The Tech Transparency Project, a non-profit organisation based in Washington, DC, accuses miners of acting as an energy-arbitrage business in disguise, holding Texas “hostage” and wasting taxpayer dollars. Their ties to China make them more dubious. But the industry is adamant that it is a stellar corporate citizen and critical to the grid’s health. By acting as “dimmer switches”, mines offer ERCOT flexibility at a price that no one else can match, says Lee Bratcher of the Texas Blockchain Council, an advocacy group. Riot reckons the industry is being unfairly targeted and that replacing mines with batteries would cost the state even more.
Yet a business that benefits financially from the state’s crisis and has lobbied against power-market reforms may no longer be the governor’s first choice to stabilise a grid facing mounting pressure. These days, assuring anxious Texans that their lights will stay on when the weather gets bad is a top priority, says Brian Korgel, the head of the Energy Institute of the University of Texas at Austin. If Texans blame bitcoin miners, rightfully or not, their leaders will too, he predicts.

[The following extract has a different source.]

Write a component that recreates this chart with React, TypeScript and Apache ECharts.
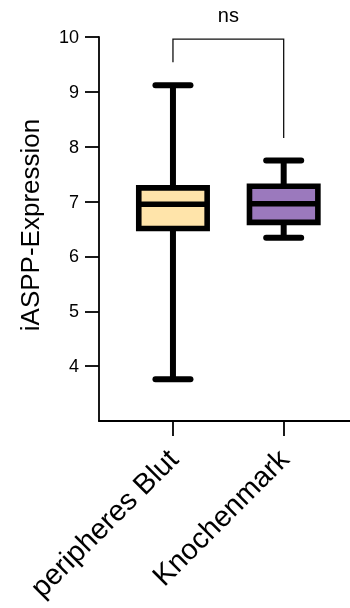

Last year a bill to restrict the miners from taking part in the “demand-response” scheme passed in the Texas Senate but stalled in the House. Crypto insiders expect lawmakers to bring more such “bad bills” come January. Meanwhile Brian Morgenstern, Riot’s head of public policy, says his team is “wearing out the leather on our shoes going office to office” to persuade politicians to let them stay. He believes that Mr Trump will bring a “sea change” if elected. After all, Mr Abbott is reportedly pining for a cabinet position, and Mr Patrick, the governor’s second-in-command, is a known Trump yes-man. It is surely not in their interests to chase out Mr Trump’s new favourite industry.